Exactly repeat the material, dropping only the pictures.
### Data section ###
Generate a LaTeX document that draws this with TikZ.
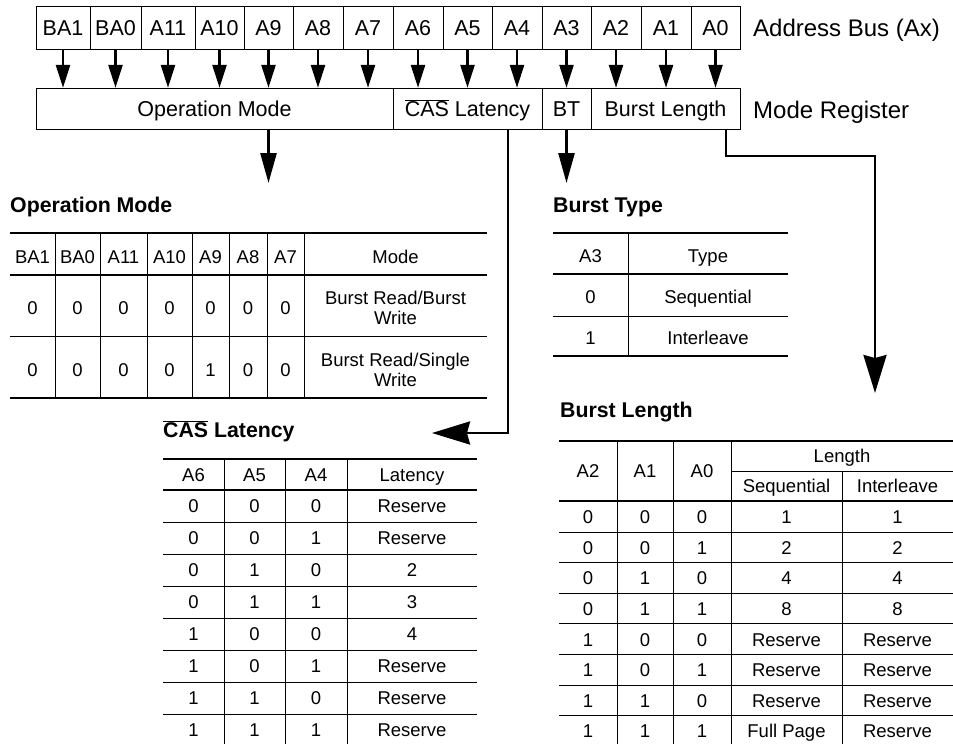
\documentclass[tikz,border=0pt]{standalone}
\usepackage{fontspec}
\setmainfont{Liberation Sans}
\usetikzlibrary{arrows.meta}
\tikzset{
	bus cell/.style={
		draw,
		line width=1pt,
		inner sep=0,
		minimum height=42.5pt,
		font=\fontsize{21.5}{24}\selectfont,
		text height=15.4pt,
		text depth=0pt },
	reg cell/.style={
		bus cell,
		minimum height=41pt },
	side label/.style={
		anchor=base west,
		inner sep=0,
		font=\fontsize{24}{28}\selectfont },
	table title/.style={
		anchor=base west,
		inner sep=0,
		font=\bfseries\fontsize{21.3}{24}\selectfont },
	table text/.style={
		inner sep=0,
		font=\fontsize{18.5}{20}\selectfont,
		text height=13.2pt,
		text depth=0pt },
	table text two/.style={
		inner sep=0,
		align=center,
		font=\fontsize{18.5}{20}\selectfont },
	thick rule/.style={line width=2.5pt},
	thin rule/.style={line width=1pt},
	small head/.style={line width=2.6pt, -{Triangle[length=23pt, width=14pt]}},
	mid head/.style={line width=2.6pt, -{Triangle[length=30pt, width=16pt]}},
	big head/.style={line width=2.6pt, -{Stealth[length=38pt, width=23pt, inset=3pt]}},
}
\newcommand{\casbar}{$\overline{\mbox{CAS}}$}

\begin{document}
\begin{tikzpicture}[x=1pt, y=-1pt]
	\useasboundingbox (0,0) rectangle (953,744);

		\foreach \n/\a/\b in {BA1/36/90, BA0/90/141, A11/141/195, A10/195/244, A9/244/293, A8/293/343, A7/343/393, A6/393/443, A5/443/492, A4/492/542, A3/542/591, A2/591/641, A1/641/691, A0/691/740}
		\node [bus cell, minimum width=\b pt-\a pt] (bus-\n) at ({(\a+\b)/2},28) {\n};

		\foreach \n/\t/\a/\b in {op/Operation Mode/36/393, cas/{\casbar{} Latency}/393/542, bt/BT/542/591, bl/Burst Length/591/740}
		\node [reg cell, minimum width=\b pt-\a pt] (reg-\n) at ({(\a+\b)/2},108.8) {\t};

		\node [side label] (bus-label) at (753,36.7) {Address Bus (Ax)};
		\node [side label] (reg-label) at (753,118.3) {Mode Register};

		\foreach \n/\g in {BA1/op, BA0/op, A11/op, A10/op, A9/op, A8/op, A7/op, A6/cas, A5/cas, A4/cas, A3/bt, A2/bl, A1/bl, A0/bl}
		\draw [small head] (bus-\n) -- (bus-\n |- reg-\g.north);

		\coordinate (op-tip) at (268.5,183);
		\coordinate (bt-tip) at (566.5,183);
		\coordinate (cas-tip) at (432,433);
		\coordinate (bl-tip) at (875,393);
		\draw [mid head] (reg-op.south -| op-tip) -- (op-tip);
		\draw [mid head] (reg-bt) -- (bt-tip);
		\draw [big head] ([xshift=40.5pt]reg-cas.south) |- (cas-tip);
		\draw [big head] ([xshift=60.5pt]reg-bl.south) -- ++(0,26) -| (bl-tip);

		% operation mode
		\node [table title] (op-title) at (10,212) {Operation Mode};
		\draw [thick rule] (10,233) -- (487,233) (10,275) -- (487,275) (10,398) -- (487,398);
		\draw [thin rule] (10,336) -- (487,336);
		\foreach \x in {55,100,147,192,229,267,304}
		\draw [thin rule] (\x,233) -- (\x,398);
		\foreach \h/\x [count=\i] in {BA1/32.5, BA0/77.5, A11/123.5, A10/169.5, A9/210.5, A8/248, A7/285.5, Mode/395.5}
		\node [table text] (op-h\i) at (\x,257) {\h};
		\foreach \x [count=\i] in {32.5, 77.5, 123.5, 169.5, 210.5, 248, 285.5}
		\node [table text] (op-a\i) at (\x,308) {0};
		\foreach \v/\x [count=\i] in {0/32.5, 0/77.5, 0/123.5, 0/169.5, 1/210.5, 0/248, 0/285.5}
		\node [table text] (op-b\i) at (\x,370) {\v};
		\node [table text two] (op-m1) at (395.5,308) {Burst Read/Burst\\Write};
		\node [table text two] (op-m2) at (395.5,370) {Burst Read/Single\\Write};

		% burst type
		\node [table title] (bt-title) at (553,212) {Burst Type};
		\draw [thick rule] (553,233) -- (788,233) (553,274) -- (788,274) (553,356) -- (788,356);
		\draw [thin rule] (553,316) -- (788,316) (628,233) -- (628,356);
		\foreach \a/\t/\y [count=\i] in {A3/Type/256, 0/Sequential/297, 1/Interleave/338} {
			\node [table text] (bt-a\i) at (590.5,\y) {\a};
			\node [table text] (bt-t\i) at (708,\y) {\t};
		}

		% cas latency
		\node [table title] (cas-title) at (163,437) {\casbar{} Latency};
		\draw [thick rule] (163,459) -- (477,459) (163,490) -- (477,490);
		\foreach \k in {0,...,6}
		\draw [thin rule] (163,522+32*\k) -- (477,522+32*\k);
		\foreach \x in {224,285,347}
		\draw [thin rule] (\x,459) -- (\x,744);
		\foreach \h/\x [count=\i] in {A6/193.5, A5/254.5, A4/316, Latency/412}
		\node [table text] (cas-h\i) at (\x,475) {\h};
		\foreach \a/\b/\c/\l [count=\i, evaluate=\i as \y using 474+32*\i] in {0/0/0/Reserve, 0/0/1/Reserve, 0/1/0/2, 0/1/1/3, 1/0/0/4, 1/0/1/Reserve, 1/1/0/Reserve, 1/1/1/Reserve} {
			\node [table text] (cas-\i-a) at (193.5,\y) {\a};
			\node [table text] (cas-\i-b) at (254.5,\y) {\b};
			\node [table text] (cas-\i-c) at (316,\y) {\c};
			\node [table text] (cas-\i-l) at (412,\y) {\l};
		}

		% burst length
		\node [table title] (bl-title) at (560,417) {Burst Length};
		\draw [thick rule] (559,441) -- (953,441) (559,501) -- (953,501);
		\draw [thin rule] (731,471) -- (953,471);
		\foreach \k in {0,...,6}
		\draw [thin rule] (559,532+30.6*\k) -- (953,532+30.6*\k);
		\foreach \x in {617,673,731}
		\draw [thin rule] (\x,441) -- (\x,744);
		\draw [thin rule] (842,471) -- (842,744);
		\foreach \h/\x [count=\i] in {A2/588, A1/645, A0/702}
		\node [table text] (bl-h\i) at (\x,471) {\h};
		\node [table text] (bl-len) at (842,456) {Length};
		\node [table text] (bl-seq) at (786.5,486) {Sequential};
		\node [table text] (bl-int) at (897.5,486) {Interleave};
		\foreach \a/\b/\c/\s/\t [count=\i, evaluate=\i as \y using 486.4+30.6*\i] in {0/0/0/1/1, 0/0/1/2/2, 0/1/0/4/4, 0/1/1/8/8, 1/0/0/Reserve/Reserve, 1/0/1/Reserve/Reserve, 1/1/0/Reserve/Reserve, 1/1/1/Full Page/Reserve} {
			\node [table text] (bl-\i-a) at (588,\y) {\a};
			\node [table text] (bl-\i-b) at (645,\y) {\b};
			\node [table text] (bl-\i-c) at (702,\y) {\c};
			\node [table text] (bl-\i-s) at (786.5,\y) {\s};
			\node [table text] (bl-\i-t) at (897.5,\y) {\t};
		}
	\end{tikzpicture}
\end{document}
###
--- Complete output ---
Generate a LaTeX document that draws this with TikZ.
\documentclass[tikz,border=0pt]{standalone}
\usepackage{fontspec}
\setmainfont{Liberation Sans}
\usetikzlibrary{arrows.meta}
\tikzset{
	bus cell/.style={
		draw,
		line width=1pt,
		inner sep=0,
		minimum height=42.5pt,
		font=\fontsize{21.5}{24}\selectfont,
		text height=15.4pt,
		text depth=0pt },
	reg cell/.style={
		bus cell,
		minimum height=41pt },
	side label/.style={
		anchor=base west,
		inner sep=0,
		font=\fontsize{24}{28}\selectfont },
	table title/.style={
		anchor=base west,
		inner sep=0,
		font=\bfseries\fontsize{21.3}{24}\selectfont },
	table text/.style={
		inner sep=0,
		font=\fontsize{18.5}{20}\selectfont,
		text height=13.2pt,
		text depth=0pt },
	table text two/.style={
		inner sep=0,
		align=center,
		font=\fontsize{18.5}{20}\selectfont },
	thick rule/.style={line width=2.5pt},
	thin rule/.style={line width=1pt},
	small head/.style={line width=2.6pt, -{Triangle[length=23pt, width=14pt]}},
	mid head/.style={line width=2.6pt, -{Triangle[length=30pt, width=16pt]}},
	big head/.style={line width=2.6pt, -{Stealth[length=38pt, width=23pt, inset=3pt]}},
}
\newcommand{\casbar}{$\overline{\mbox{CAS}}$}

\begin{document}
\begin{tikzpicture}[x=1pt, y=-1pt]
	\useasboundingbox (0,0) rectangle (953,744);

		\foreach \n/\a/\b in {BA1/36/90, BA0/90/141, A11/141/195, A10/195/244, A9/244/293, A8/293/343, A7/343/393, A6/393/443, A5/443/492, A4/492/542, A3/542/591, A2/591/641, A1/641/691, A0/691/740}
		\node [bus cell, minimum width=\b pt-\a pt] (bus-\n) at ({(\a+\b)/2},28) {\n};

		\foreach \n/\t/\a/\b in {op/Operation Mode/36/393, cas/{\casbar{} Latency}/393/542, bt/BT/542/591, bl/Burst Length/591/740}
		\node [reg cell, minimum width=\b pt-\a pt] (reg-\n) at ({(\a+\b)/2},108.8) {\t};

		\node [side label] (bus-label) at (753,36.7) {Address Bus (Ax)};
		\node [side label] (reg-label) at (753,118.3) {Mode Register};

		\foreach \n/\g in {BA1/op, BA0/op, A11/op, A10/op, A9/op, A8/op, A7/op, A6/cas, A5/cas, A4/cas, A3/bt, A2/bl, A1/bl, A0/bl}
		\draw [small head] (bus-\n) -- (bus-\n |- reg-\g.north);

		\coordinate (op-tip) at (268.5,183);
		\coordinate (bt-tip) at (566.5,183);
		\coordinate (cas-tip) at (432,433);
		\coordinate (bl-tip) at (875,393);
		\draw [mid head] (reg-op.south -| op-tip) -- (op-tip);
		\draw [mid head] (reg-bt) -- (bt-tip);
		\draw [big head] ([xshift=40.5pt]reg-cas.south) |- (cas-tip);
		\draw [big head] ([xshift=60.5pt]reg-bl.south) -- ++(0,26) -| (bl-tip);

		% operation mode
		\node [table title] (op-title) at (10,212) {Operation Mode};
		\draw [thick rule] (10,233) -- (487,233) (10,275) -- (487,275) (10,398) -- (487,398);
		\draw [thin rule] (10,336) -- (487,336);
		\foreach \x in {55,100,147,192,229,267,304}
		\draw [thin rule] (\x,233) -- (\x,398);
		\foreach \h/\x [count=\i] in {BA1/32.5, BA0/77.5, A11/123.5, A10/169.5, A9/210.5, A8/248, A7/285.5, Mode/395.5}
		\node [table text] (op-h\i) at (\x,257) {\h};
		\foreach \x [count=\i] in {32.5, 77.5, 123.5, 169.5, 210.5, 248, 285.5}
		\node [table text] (op-a\i) at (\x,308) {0};
		\foreach \v/\x [count=\i] in {0/32.5, 0/77.5, 0/123.5, 0/169.5, 1/210.5, 0/248, 0/285.5}
		\node [table text] (op-b\i) at (\x,370) {\v};
		\node [table text two] (op-m1) at (395.5,308) {Burst Read/Burst\\Write};
		\node [table text two] (op-m2) at (395.5,370) {Burst Read/Single\\Write};

		% burst type
		\node [table title] (bt-title) at (553,212) {Burst Type};
		\draw [thick rule] (553,233) -- (788,233) (553,274) -- (788,274) (553,356) -- (788,356);
		\draw [thin rule] (553,316) -- (788,316) (628,233) -- (628,356);
		\foreach \a/\t/\y [count=\i] in {A3/Type/256, 0/Sequential/297, 1/Interleave/338} {
			\node [table text] (bt-a\i) at (590.5,\y) {\a};
			\node [table text] (bt-t\i) at (708,\y) {\t};
		}

		% cas latency
		\node [table title] (cas-title) at (163,437) {\casbar{} Latency};
		\draw [thick rule] (163,459) -- (477,459) (163,490) -- (477,490);
		\foreach \k in {0,...,6}
		\draw [thin rule] (163,522+32*\k) -- (477,522+32*\k);
		\foreach \x in {224,285,347}
		\draw [thin rule] (\x,459) -- (\x,744);
		\foreach \h/\x [count=\i] in {A6/193.5, A5/254.5, A4/316, Latency/412}
		\node [table text] (cas-h\i) at (\x,475) {\h};
		\foreach \a/\b/\c/\l [count=\i, evaluate=\i as \y using 474+32*\i] in {0/0/0/Reserve, 0/0/1/Reserve, 0/1/0/2, 0/1/1/3, 1/0/0/4, 1/0/1/Reserve, 1/1/0/Reserve, 1/1/1/Reserve} {
			\node [table text] (cas-\i-a) at (193.5,\y) {\a};
			\node [table text] (cas-\i-b) at (254.5,\y) {\b};
			\node [table text] (cas-\i-c) at (316,\y) {\c};
			\node [table text] (cas-\i-l) at (412,\y) {\l};
		}

		% burst length
		\node [table title] (bl-title) at (560,417) {Burst Length};
		\draw [thick rule] (559,441) -- (953,441) (559,501) -- (953,501);
		\draw [thin rule] (731,471) -- (953,471);
		\foreach \k in {0,...,6}
		\draw [thin rule] (559,532+30.6*\k) -- (953,532+30.6*\k);
		\foreach \x in {617,673,731}
		\draw [thin rule] (\x,441) -- (\x,744);
		\draw [thin rule] (842,471) -- (842,744);
		\foreach \h/\x [count=\i] in {A2/588, A1/645, A0/702}
		\node [table text] (bl-h\i) at (\x,471) {\h};
		\node [table text] (bl-len) at (842,456) {Length};
		\node [table text] (bl-seq) at (786.5,486) {Sequential};
		\node [table text] (bl-int) at (897.5,486) {Interleave};
		\foreach \a/\b/\c/\s/\t [count=\i, evaluate=\i as \y using 486.4+30.6*\i] in {0/0/0/1/1, 0/0/1/2/2, 0/1/0/4/4, 0/1/1/8/8, 1/0/0/Reserve/Reserve, 1/0/1/Reserve/Reserve, 1/1/0/Reserve/Reserve, 1/1/1/Full Page/Reserve} {
			\node [table text] (bl-\i-a) at (588,\y) {\a};
			\node [table text] (bl-\i-b) at (645,\y) {\b};
			\node [table text] (bl-\i-c) at (702,\y) {\c};
			\node [table text] (bl-\i-s) at (786.5,\y) {\s};
			\node [table text] (bl-\i-t) at (897.5,\y) {\t};
		}
	\end{tikzpicture}
\end{document}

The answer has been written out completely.